The Circular Economy is a break from from the traditional take-make-dispose linear economy. Rather, in a circular economy, energy and materials are used more efficiently and regeneratively in a closed loop system. The definition is meant to be broad. It includes aspects such as design for the environment, to produce things environmentally, cost-effectively and in a way that can be easily recycled after disposal. It also encompasses aspects such as sharing economy, waste reuse, recycling and waste-to-energy re-economization to ensure that the process is as efficient, and produces the least amount of waste, as possible throughout the entire value chain.
Circular thinking in China has grown rapidly over the past decade, with a multitude of successful innovations – bike sharing has recently exploded and eco-industrial park development has improved the level of sustainable production. The government has provided a good deal of policy support, passing the Circular Economy Promotion Plan in 2008, and more recently included several sections dedicated to circular economy in its 12th and 13th Five-Year Plans. Despite these efforts, recycling rates and resource productivity across the country remain relatively low (compared to OECD countries), with many opportunities for improvements.
Our work at Tsinghua CICE is primarily focused on catalyzing systemic growth of circular systems; we work under the following major themes:
Urban mining and resource recycling. As wealth increases, so does the amount of goods that people consume and discard. Unfortunately in China, most of these goods ends up in landfills. Our research is focused on understanding the flow of goods, substances and waste through society, and identify cost-effective opportunities for recycling. Some of the material flows that we worked on include indium, copper, rare earths, PET bottles, end-of-life vehicles, nitrogen and phosphorous.
Waste collection, treatment and re-economization technologies.

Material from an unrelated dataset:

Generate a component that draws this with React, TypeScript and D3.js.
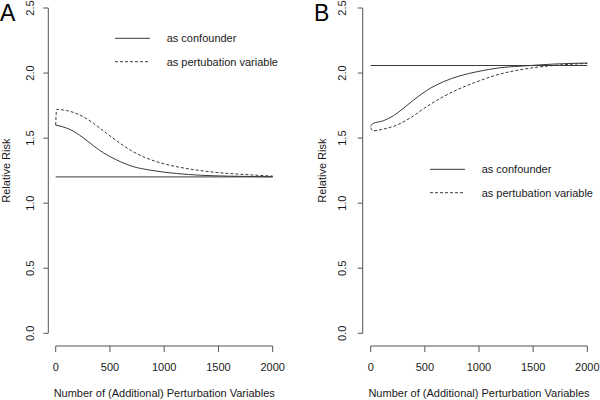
import React from "react";
import * as d3 from "d3";

// ---- data ----
const xTicks = [0, 500, 1000, 1500, 2000];
const yTicks = [0, 0.5, 1, 1.5, 2, 2.5];

const aConfX = [0, 130, 250, 350, 440, 560, 715, 870, 1115, 1330, 1575, 1800, 2000];
const aConfY = [1.6, 1.567, 1.505, 1.44, 1.387, 1.333, 1.281, 1.254, 1.228, 1.215, 1.208, 1.205, 1.203];
const aPertX = [0, 8, 100, 225, 350, 470, 595, 715, 870, 1025, 1240, 1485, 1730, 2000];
const aPertY = [1.6, 1.72, 1.712, 1.677, 1.613, 1.536, 1.459, 1.395, 1.336, 1.297, 1.262, 1.236, 1.221, 1.208];
const aRef = 1.202;

const bConfX = [0, 20, 115, 210, 300, 395, 515, 670, 825, 980, 1195, 1440, 1685, 2000];
const bConfY = [1.59, 1.612, 1.633, 1.672, 1.728, 1.792, 1.865, 1.933, 1.979, 2.01, 2.041, 2.056, 2.069, 2.077];
const bPertX = [0, 20, 115, 240, 365, 515, 670, 825, 980, 1130, 1285, 1500, 1745, 2000];
const bPertY = [1.58, 1.556, 1.569, 1.6, 1.655, 1.741, 1.818, 1.882, 1.933, 1.977, 2.01, 2.041, 2.062, 2.074];
const bRef = 2.058;

const legendLabels = ["as confounder", "as pertubation variable"];
const xTitle = "Number of (Additional) Perturbation Variables";
const yTitle = "Relative Risk";

const FONT = "'Liberation Sans', Arial, Helvetica, sans-serif";
const LINE = "#3a3a3a";
const AXIS = "#555";
const TEXT = "#1a1a1a";

type PanelProps = {
  letter: string;
  letterX: number;
  axisX: number;
  x0: number;
  x1: number;
  tickLabelX: number;
  titleX: number;
  confX: number[];
  confY: number[];
  pertX: number[];
  pertY: number[];
  refY: number;
  legendX: number;
  legendY: number;
};

function Panel(p: PanelProps) {
  const x = d3.scaleLinear().domain([0, 2000]).range([p.x0, p.x1]);
  const y = d3.scaleLinear().domain([0, 2.5]).range([333.3, 8]);
  const axisY = 346;
  const line = d3
    .line<[number, number]>()
    .x((d) => x(d[0]))
    .y((d) => y(d[1]))
    .curve(d3.curveMonotoneX);
  const conf = p.confX.map((v, i) => [v, p.confY[i]] as [number, number]);
  const pert = p.pertX.map((v, i) => [v, p.pertY[i]] as [number, number]);
  const midX = (p.x0 + p.x1) / 2;
  return (
    <g fontFamily={FONT}>
      <text x={p.letterX} y={20.5} fontSize={23} fill="#000">
        {p.letter}
      </text>
      {/* y axis */}
      <line x1={p.axisX} x2={p.axisX} y1={y(0)} y2={y(2.5)} stroke={AXIS} strokeWidth={1} />
      {yTicks.map((t) => (
        <g key={t}>
          <line x1={p.axisX - 5} x2={p.axisX} y1={y(t)} y2={y(t)} stroke={AXIS} />
          <text
            transform={`translate(${p.tickLabelX},${y(t)}) rotate(-90)`}
            textAnchor="middle"
            fontSize={11}
            fill={TEXT}
          >
            {d3.format(".1f")(t)}
          </text>
        </g>
      ))}
      <text
        transform={`translate(${p.titleX},${(y(0) + y(2.5)) / 2}) rotate(-90)`}
        textAnchor="middle"
        fontSize={11}
        fill={TEXT}
      >
        {yTitle}
      </text>
      {/* x axis */}
      <line x1={x(0)} x2={x(2000)} y1={axisY} y2={axisY} stroke={AXIS} />
      {xTicks.map((t) => (
        <g key={t}>
          <line x1={x(t)} x2={x(t)} y1={axisY} y2={axisY + 6} stroke={AXIS} />
          <text x={x(t)} y={371} textAnchor="middle" fontSize={11} fill={TEXT}>
            {t}
          </text>
        </g>
      ))}
      <text x={midX} y={397} textAnchor="middle" fontSize={11} fill={TEXT}>
        {xTitle}
      </text>
      {/* reference line */}
      <line x1={x(0)} x2={x(2000)} y1={y(p.refY)} y2={y(p.refY)} stroke={LINE} strokeWidth={1} />
      {/* curves */}
      <path d={line(conf) ?? ""} fill="none" stroke={LINE} strokeWidth={1} />
      <path d={line(pert) ?? ""} fill="none" stroke={LINE} strokeWidth={1} strokeDasharray="3,2" />
      {/* legend */}
      {legendLabels.map((lab, i) => {
        const ly = p.legendY + i * 23.4;
        return (
          <g key={lab}>
            <line
              x1={p.legendX}
              x2={p.legendX + 35}
              y1={ly}
              y2={ly}
              stroke={LINE}
              strokeDasharray={i === 1 ? "3,2" : undefined}
            />
            <text x={p.legendX + 51.7} y={ly + 4} fontSize={11} fill={TEXT}>
              {lab}
            </text>
          </g>
        );
      })}
    </g>
  );
}

export default function App() {
  return (
    <svg
      width={600}
      height={400}
      style={{ position: "absolute", left: 0, top: 0, background: "#fff" }}
    >
      <rect width={600} height={400} fill="#fff" />
      <Panel
        letter="A"
        letterX={0}
        axisX={48.3}
        x0={55.7}
        x1={272.7}
        tickLabelX={34}
        titleX={9.5}
        confX={aConfX}
        confY={aConfY}
        pertX={aPertX}
        pertY={aPertY}
        refY={aRef}
        legendX={115}
        legendY={38.3}
      />
      <Panel
        letter="B"
        letterX={314}
        axisX={362.7}
        x0={370.7}
        x1={587.3}
        tickLabelX={345.5}
        titleX={325.5}
        confX={bConfX}
        confY={bConfY}
        pertX={bPertX}
        pertY={bPertY}
        refY={bRef}
        legendX={430}
        legendY={169.3}
      />
    </svg>
  );
}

Our work covers all parts of the waste value chain, ultimately to maximize the amount of waste resources recycled. In one pilot project, we facilitate a public-private partnership to develop a 500,000 tonne facility to turn municipal solid waste into cement. In another, we work with biogas companies to optimize their collection and treatment of food and other organic waste into energy.
City and regional planning (circular economy, ecological civilization and low-carbon). Over the past 6 years, Tsinghua CICE has worked with local governments to map out their sustainable development plan. This has included applications to become a nationally-recognized pilot project for circular city-, ecological civilization- and low carbon- development. It has also included drafting and submitting 5-year plans, and progress evaluations. In 2016 alone, Tsinghua CICE worked with 23 regions, municipalities and districts to plan out a more sustainable future for their constituents. As local governments move from planning to implementation, we identify cost-effective technologies and practices that would best be suited to meet their goals.
Industrial symbiosis. Industries are at the crux of China’s growth over the past two decades, and industrial parks in particular have great potential for cross-industry recycling to save resources, reduce environmental impacts and bring economic benefits to businesses. However, out of China’s 1500+ nationally- and provincially- designated industrial parks, only 110 are considered eco-industrial parks. For those on the eco-friendly list, we actively work with them to interpret and carry out government stipulations. We work with them to continuously evaluate and re-evaluate their progress, and provide feedback to the government on future opportunities for growth. For other industrial parks, we help to evaluate their material and energy flows, identify opportunities for recycling, and reduce their environmental footprint.
Information systems (monitoring and management). We have developed several platforms to monitoring energy, material and waste flows in real-time, manage and then optimize said flows. These systems have been used in various applications: provincial and municipal flows, eco-industrial parks, and optimizing individual businesses. One example is the use of Internet of Things technology to track the flow of organic waste in Suzhou city. The project has helped the city to optimize its collection of organic waste, ensure that food waste from restaurants are not being illegally recycled into gutter oil, and promote the re-economization of organic waste to biogas energy. We believe in the accurate, cost-efficient proliferation of data to guide the development of our projects.